> _Records from a data source_:
-=-=-=-=-

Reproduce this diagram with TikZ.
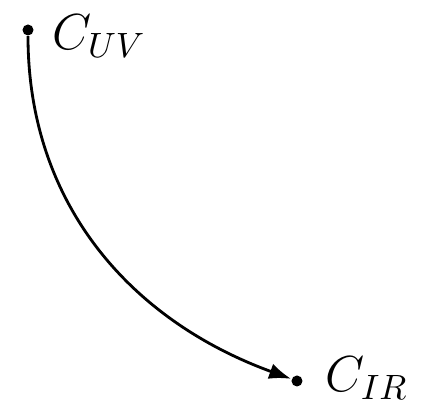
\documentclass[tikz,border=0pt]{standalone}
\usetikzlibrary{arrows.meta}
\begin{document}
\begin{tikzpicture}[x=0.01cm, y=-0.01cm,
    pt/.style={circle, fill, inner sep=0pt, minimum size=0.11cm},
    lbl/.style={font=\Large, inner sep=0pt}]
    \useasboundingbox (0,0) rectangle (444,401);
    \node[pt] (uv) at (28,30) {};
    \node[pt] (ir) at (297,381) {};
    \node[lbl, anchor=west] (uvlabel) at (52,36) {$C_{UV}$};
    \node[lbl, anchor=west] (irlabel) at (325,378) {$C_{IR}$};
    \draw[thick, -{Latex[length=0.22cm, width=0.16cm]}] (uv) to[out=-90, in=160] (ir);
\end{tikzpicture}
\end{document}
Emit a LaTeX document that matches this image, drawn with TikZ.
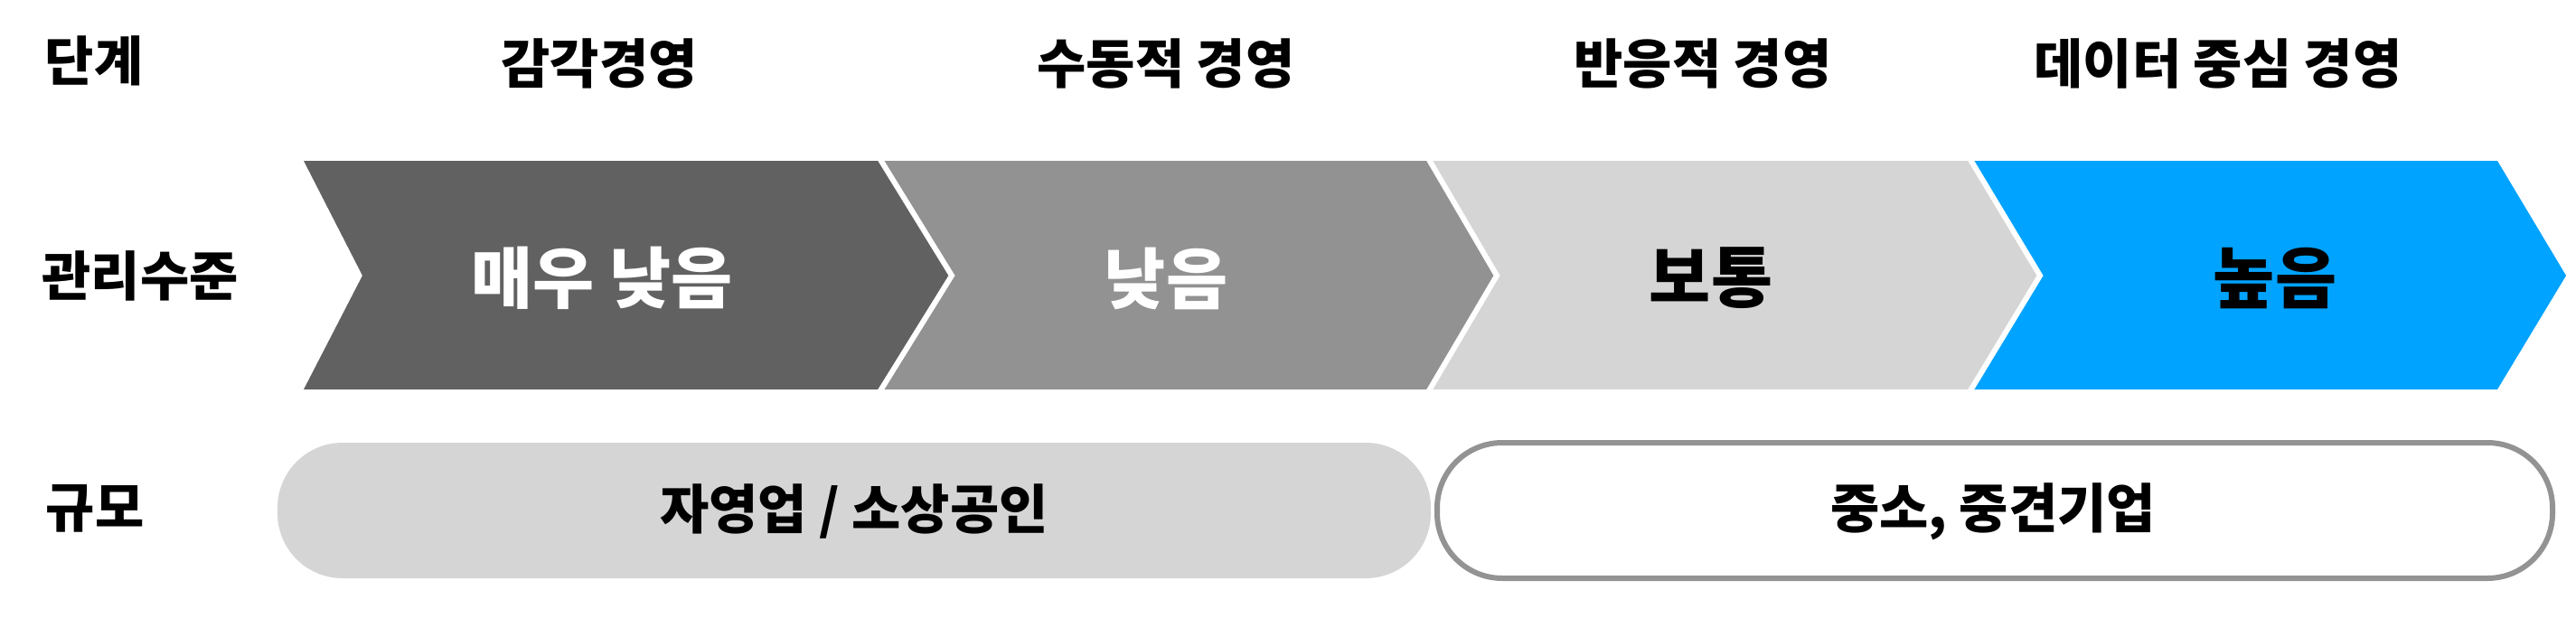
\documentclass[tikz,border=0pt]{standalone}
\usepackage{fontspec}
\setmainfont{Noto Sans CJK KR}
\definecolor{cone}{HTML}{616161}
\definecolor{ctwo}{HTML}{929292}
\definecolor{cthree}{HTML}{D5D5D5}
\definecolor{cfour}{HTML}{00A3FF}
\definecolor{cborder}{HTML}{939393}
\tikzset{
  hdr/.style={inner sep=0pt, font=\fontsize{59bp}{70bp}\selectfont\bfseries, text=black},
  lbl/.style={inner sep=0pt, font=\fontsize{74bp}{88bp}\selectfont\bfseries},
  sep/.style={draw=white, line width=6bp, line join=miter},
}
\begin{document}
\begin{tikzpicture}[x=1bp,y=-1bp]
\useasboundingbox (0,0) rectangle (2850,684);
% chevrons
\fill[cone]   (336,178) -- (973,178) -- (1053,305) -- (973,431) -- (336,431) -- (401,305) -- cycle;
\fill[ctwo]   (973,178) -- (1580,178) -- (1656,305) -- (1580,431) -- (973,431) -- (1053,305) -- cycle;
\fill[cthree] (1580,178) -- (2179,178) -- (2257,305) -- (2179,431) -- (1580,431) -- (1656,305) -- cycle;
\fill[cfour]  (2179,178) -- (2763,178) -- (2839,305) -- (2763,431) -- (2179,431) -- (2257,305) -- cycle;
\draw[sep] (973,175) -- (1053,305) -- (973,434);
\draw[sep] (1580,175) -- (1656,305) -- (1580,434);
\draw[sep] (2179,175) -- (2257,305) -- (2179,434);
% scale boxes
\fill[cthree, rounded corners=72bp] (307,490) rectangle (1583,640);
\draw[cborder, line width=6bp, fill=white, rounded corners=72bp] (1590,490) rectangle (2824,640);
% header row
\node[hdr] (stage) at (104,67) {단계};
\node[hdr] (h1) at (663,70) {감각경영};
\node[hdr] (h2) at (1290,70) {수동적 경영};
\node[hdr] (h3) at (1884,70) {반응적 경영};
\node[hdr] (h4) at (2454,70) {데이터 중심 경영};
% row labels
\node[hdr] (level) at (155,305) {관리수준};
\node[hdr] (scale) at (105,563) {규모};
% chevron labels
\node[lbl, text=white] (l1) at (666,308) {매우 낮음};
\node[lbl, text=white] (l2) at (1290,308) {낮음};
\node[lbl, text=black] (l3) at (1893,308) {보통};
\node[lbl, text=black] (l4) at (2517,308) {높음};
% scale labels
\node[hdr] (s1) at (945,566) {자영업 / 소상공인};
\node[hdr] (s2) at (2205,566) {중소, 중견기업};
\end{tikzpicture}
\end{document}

-=-=-=-=-

> _YOUR OBJECTIVE_: Can the entries above be repeated exactly, without their pictures?

> _EXERCISE OUTPUT_:
Reproduce this diagram with TikZ.
\documentclass[tikz,border=0pt]{standalone}
\usetikzlibrary{arrows.meta}
\begin{document}
\begin{tikzpicture}[x=0.01cm, y=-0.01cm,
    pt/.style={circle, fill, inner sep=0pt, minimum size=0.11cm},
    lbl/.style={font=\Large, inner sep=0pt}]
    \useasboundingbox (0,0) rectangle (444,401);
    \node[pt] (uv) at (28,30) {};
    \node[pt] (ir) at (297,381) {};
    \node[lbl, anchor=west] (uvlabel) at (52,36) {$C_{UV}$};
    \node[lbl, anchor=west] (irlabel) at (325,378) {$C_{IR}$};
    \draw[thick, -{Latex[length=0.22cm, width=0.16cm]}] (uv) to[out=-90, in=160] (ir);
\end{tikzpicture}
\end{document}
Emit a LaTeX document that matches this image, drawn with TikZ.
\documentclass[tikz,border=0pt]{standalone}
\usepackage{fontspec}
\setmainfont{Noto Sans CJK KR}
\definecolor{cone}{HTML}{616161}
\definecolor{ctwo}{HTML}{929292}
\definecolor{cthree}{HTML}{D5D5D5}
\definecolor{cfour}{HTML}{00A3FF}
\definecolor{cborder}{HTML}{939393}
\tikzset{
  hdr/.style={inner sep=0pt, font=\fontsize{59bp}{70bp}\selectfont\bfseries, text=black},
  lbl/.style={inner sep=0pt, font=\fontsize{74bp}{88bp}\selectfont\bfseries},
  sep/.style={draw=white, line width=6bp, line join=miter},
}
\begin{document}
\begin{tikzpicture}[x=1bp,y=-1bp]
\useasboundingbox (0,0) rectangle (2850,684);
% chevrons
\fill[cone]   (336,178) -- (973,178) -- (1053,305) -- (973,431) -- (336,431) -- (401,305) -- cycle;
\fill[ctwo]   (973,178) -- (1580,178) -- (1656,305) -- (1580,431) -- (973,431) -- (1053,305) -- cycle;
\fill[cthree] (1580,178) -- (2179,178) -- (2257,305) -- (2179,431) -- (1580,431) -- (1656,305) -- cycle;
\fill[cfour]  (2179,178) -- (2763,178) -- (2839,305) -- (2763,431) -- (2179,431) -- (2257,305) -- cycle;
\draw[sep] (973,175) -- (1053,305) -- (973,434);
\draw[sep] (1580,175) -- (1656,305) -- (1580,434);
\draw[sep] (2179,175) -- (2257,305) -- (2179,434);
% scale boxes
\fill[cthree, rounded corners=72bp] (307,490) rectangle (1583,640);
\draw[cborder, line width=6bp, fill=white, rounded corners=72bp] (1590,490) rectangle (2824,640);
% header row
\node[hdr] (stage) at (104,67) {단계};
\node[hdr] (h1) at (663,70) {감각경영};
\node[hdr] (h2) at (1290,70) {수동적 경영};
\node[hdr] (h3) at (1884,70) {반응적 경영};
\node[hdr] (h4) at (2454,70) {데이터 중심 경영};
% row labels
\node[hdr] (level) at (155,305) {관리수준};
\node[hdr] (scale) at (105,563) {규모};
% chevron labels
\node[lbl, text=white] (l1) at (666,308) {매우 낮음};
\node[lbl, text=white] (l2) at (1290,308) {낮음};
\node[lbl, text=black] (l3) at (1893,308) {보통};
\node[lbl, text=black] (l4) at (2517,308) {높음};
% scale labels
\node[hdr] (s1) at (945,566) {자영업 / 소상공인};
\node[hdr] (s2) at (2205,566) {중소, 중견기업};
\end{tikzpicture}
\end{document}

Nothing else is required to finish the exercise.